For those already established and active as brokers in the commercial market there is a clearly an advantage to be had in using the strength of their long-standing relationships with lenders to source terms and products. Knowing lender criteria and where to place a client comes from spending time in the industry and one would hope that those brokers who fit this category are out there marketing their services and experience.

Newer brokers to the commercial sector will not have years of experience to fall back on, however, in the current climate, diversification is a must and firms must not shy away from any business opportunity at present. Therefore, firms should look to partner up with those commercial lenders who offer a more rounded hand-holding service. Look for lenders who have trained underwriters available to assist with getting the deal onto the books and through to completion. With this type of partnership, brokers working through their first few cases will have assistance and, once the methods and processes are learnt, all following cases will be that much easier to place.

For those looking for a relatively easy entry point into the commercial sector, it might be worthwhile looking at your potential commercial buy-to-let clients. Commercial buy-to-let is very close in ‘feel’ to residential buy-to-let and brokers who have been active in buy-to-let are certainly not going to feel out of their depth with the commercial equivalent.
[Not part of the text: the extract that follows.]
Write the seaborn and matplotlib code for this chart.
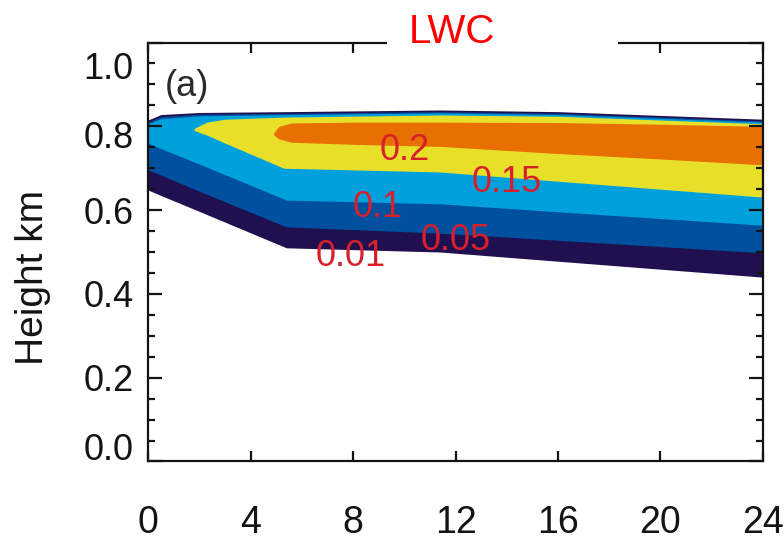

Again, though, firms should not feel they on their own with commercial and there are plenty of lenders, such as CHL Commercial, who will co-operate fully and take them through the full process.

The fundamentals of the current situation are that we are all affected by the Credit Crunch in some way, shape or form. The important aspect for brokers is to continue to market themselves and look for further opportunities in a number of sectors. Commercial is one such avenue that many firms may wish to walk down and there are reasons to be positive: a number of lenders, like CHL Commercial, have money to lend for both commercial and semi-commercial deals and therefore cases can be placed. Firms should use this time to gain information and insight into the commercial sector and actively look for lender partners that are willing to go that extra mile.